OPINIÃO

Três meninas

Elisa Lucinda / Publicado em 21 de abril de 2000

Agora dei pra isso: volta e meia me ocorre um pensamento profundo, uma noção nova por dentro das coisas e eu lembro logo: tenho quarenta anos.

Ando pensando nisso todo o tempo, como quem se acostuma, como quem se relaciona com a contagem e com as mudanças. Quarenta anos! Minhas pernas bonitas vigorosas. Um leve amarrotado na pele dos joelhos, mas a rótula nunca fora mesmo um lugar de beleza explícita e não me lembro dela aos vinte anos.

Quando se tem vinte anos, os joelhos nem sequer existem. O vigor dos passos não nos deixa vê-los. Existem sim coxas. E coxas mais que pés e canelas. Agora não, quarenta anos, embora não me tenham surpreendido, trazem uma mostra do tempo fixado nas rugas dos joelhos e dos caminhos.

Tenho gostado do tempo que gastei. Tenho andado com orgulho dele. Como se dissesse pra mim a cada frase, a cada pé de ato: “agora sei”. Como se não tivesse dito isso aos vinte anos, aos trezes, aos dezesseis.

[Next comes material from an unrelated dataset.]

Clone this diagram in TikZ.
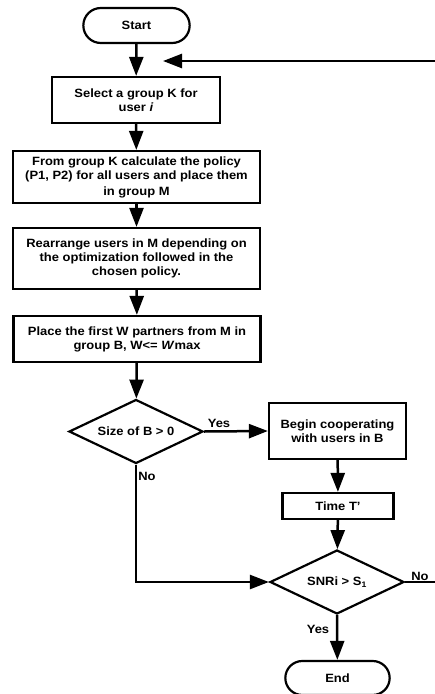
\documentclass[tikz,border=0pt]{standalone}
\usepackage{fontspec}
\setmainfont{Liberation Sans}[FakeStretch=1.08]
\usepackage{tikz}
\usetikzlibrary{positioning}
\usetikzlibrary{shapes.geometric,shapes.misc,arrows.meta}

\begin{document}
\begin{tikzpicture}[x=1pt,y=-1pt,
							font=\fontsize{12}{14}\selectfont\bfseries,
							termnode/.style={rounded rectangle, draw=black, line width=2.2pt, minimum width=113pt, minimum height=35pt},
							boxnode/.style={rectangle, draw=black, line width=2.2pt, align=center, inner sep=2pt},
							decnode/.style={diamond, aspect=2.1, draw=black, line width=2.2pt, minimum width=134pt, minimum height=64pt, inner sep=0pt},
							flow/.style={line width=2.5pt, -{Triangle[length=19pt,width=14pt]}},
							]
							\useasboundingbox (0,0) rectangle (435,694);
							%Nodes
							\node[termnode]                                          (start) at (136.5,25.5)  {Start};
							\node[boxnode, minimum width=168pt, minimum height=46pt] (sel)   at (136,100)     {Select a group K for\\user \textit{i}};
							\node[boxnode, minimum width=247pt, minimum height=52pt] (pol)   at (136.5,177)   {From group K calculate the policy\\(P1, P2) for all users and place them\\[2pt]in group M};
							\node[boxnode, minimum width=247pt, minimum height=61pt] (rear)  at (136.5,258.5) {Rearrange users in M depending on\\the optimization followed in the\\chosen policy.};
							\node[boxnode, minimum width=247pt, minimum height=46pt] (place) at (137,339)     {Place the first W partners from M in\\group B, W<= \textit{W}max};
							\node[decnode]                                           (size)  at (136,431.5)   {Size of B > 0};
							\node[boxnode, minimum width=137pt, minimum height=56pt] (coop)  at (337.5,431)   {Begin cooperating\\with users in B};
							\node[boxnode, minimum width=111pt, minimum height=26pt] (time)  at (338,506)     {Time T’};
							\node[decnode]                                           (snr)   at (337,582)     {SNRi > S\textsubscript{1}};
							\node[termnode, minimum width=111pt, minimum height=34pt] (end)  at (337.5,678)   {End};
							\coordinate (back) at (163,61);
							\coordinate (edge) at (435,61);
							\coordinate (out)  at (435,582);

							%Connectors
							\draw[flow] (start) -- (sel);
							\draw[flow] (edge) -- (back);
							\draw[flow] (sel) -- (pol);
							\draw[flow] (pol) -- (rear);
							\draw[flow] (rear) -- (place);
							\draw[flow] (place) -- (size);
							\draw[flow] (size.east) -- (coop.west);
							\node (yes1) at (219,423) {Yes};
							\draw[flow] (coop) -- (time);
							\draw[flow] (time) -- (snr);
							\draw[flow] (size.south) |- (snr.west);
							\node (no1) at (147,476) {No};
							\draw[line width=2.5pt] (snr.east) -- (out);
							\node (no2) at (420,576) {No};
							\draw[flow] (snr.south) -- (end);
							\node (yes2) at (318,629) {Yes};
\end{tikzpicture}
\end{document}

Das sabedorias confirmo algumas: a minha menina não largo. Nunca larguei. Jamais a largarei. é ela quem me faz correr, saltar, pular, brincar nas circunstâncias, cheia de esperança sempre. Ela ri das coisas mais simples e chora quando dói. Moleca, leva-me nova e sem objetivos cosméticos, mas dá resultado isso.

Carrega também a mulher em quem sonhava ser desde pequena. Era grávida dela, daquela que engravidaria, teria filhos, maridos e por isso ensaiei tanto com bonecas e irmãos.

Essa mulher quando se concretizou, eu estava pronta de braços abertos. Já sabia cozinhar, amar meu homem e trabalhar meu ofício. Adoro-a e vou levá-la para o túmulo com o prazer molhado e de temperatura altíssima que trago no entre pernas do coração.

Depois tem a velha, Dona Elisa. Ah, essa eu sempre ensaiei. Ensaio até hoje exaustivamente. Olhava minha vó e já sabia desde novinha que eu não só um dia seria, mas desejava ardentemente: ser avó. Tive para isso no mínimo dois modelos opostos: uma ani mada, paterna, macumbeira e comemorativa, e outra rancorosa, materna, católica e dolorida. A que escolhi seguir é uma festa geradora de dinastias.

Sempre soube imitar-lhes a voz. Adoro velhas arrumadas e vaidosas e gostosas. Sábias em tudo, essas velhas já eram eu desde sempre. De mãos dadas a essas três meninas de idades diferentes, embora atemporais, atravessei até aqui. Estamos indo bem. Rezei muito por isso. Ajoelhei pouco. Por isso esses joelhos amarrotados não se explicam com facilidade. Tenho quarenta anos e brinco de roda com essas senhoras mulheres. Colheres do que fui procurando e provocando.

Olho-me no espelho com uma incrível satisfação. A etnia me reserva um cardume de não rugas à volta dos olhos, umas marcas de expressão provocadas pelos risos e choros contumazes. Nenhum arrependimento: o quadro é bom e olhar-me no espelho não é um estranhamento. é claro que sou eu. Vigiei-me dias a fio até aqui. Gosto do que vejo. Ocorre que o tempo é transparente, silencioso constante, sutil e competente. Espalhafatosamente age em resultados sem que o flagremos processo. A operação é minimalista e quem quiser assistir ao espetáculo de transformação sem se chocar tem que ser especialista em crepúsculo. é difícil flagrar exatamente o que seja crepúsculo. Sabe-se dele palavra, mas de fato quando se vê, já é noite. Eu tento. Brinco com eles: crepúsculo e tempo. Mas o que faz de mim feliz aos quarenta é que gosto das luzes que o percurso me dá. Gosto dos prêmios. Sei mais coisas, sou mais confortável com as regras do jogo e sua permuta inegociável: a juventude pela sabedoria. Quer? Quero.

Agora dei pra isso. quarenta nos. Penso nisso. E parto como se fosse nascer amanhã mais equipada, mais aberta. De noite, no meio da poesia chamo a menina, a mulher e a velha para uma reunião. A festa é animada. Chama-se vida. As meninas adoram.